While fossil fuels play a much bigger part in the United States economy than South African business, Todd Gitlin, Professor of Journalism and Sociology, sees fossil fuel divestment as following in the footsteps of divestment from companies in South Africa. Gitlin, who was involved in the South African divestment campaign at Harvard as an alumnus and at Berkeley as a professor, draws parallels between the two movements. He points out that the movement is spread across many campuses and is part of “a much larger movement” to address the threat of climate change that also exists outside of universities.

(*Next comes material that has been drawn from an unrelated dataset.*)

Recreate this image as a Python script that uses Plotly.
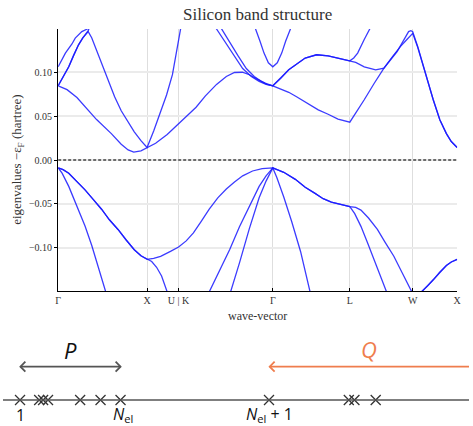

He also points out that “there’s all kinds of civil disobedience aimed at fossil fuel holdings.” Civil disobedience was a key component of the movement for South Africa.

According to Gitlin, the demand of the divestment organizers is for “a different way of understanding the university”—as a university with a “moral function,” and not simply “a commercial enterprise whose overriding goal is to maximize its returns.” He added, “In a setting in which the main institutions have failed to address climate change—I mean government regulators and the corporations themselves—that it’s then incumbent upon universities to provide the leadership that’s otherwise missing.” If and when the ACSRI completes its research, we will see if the Trustees adopt this mindset and choose divestment like they did in 1985.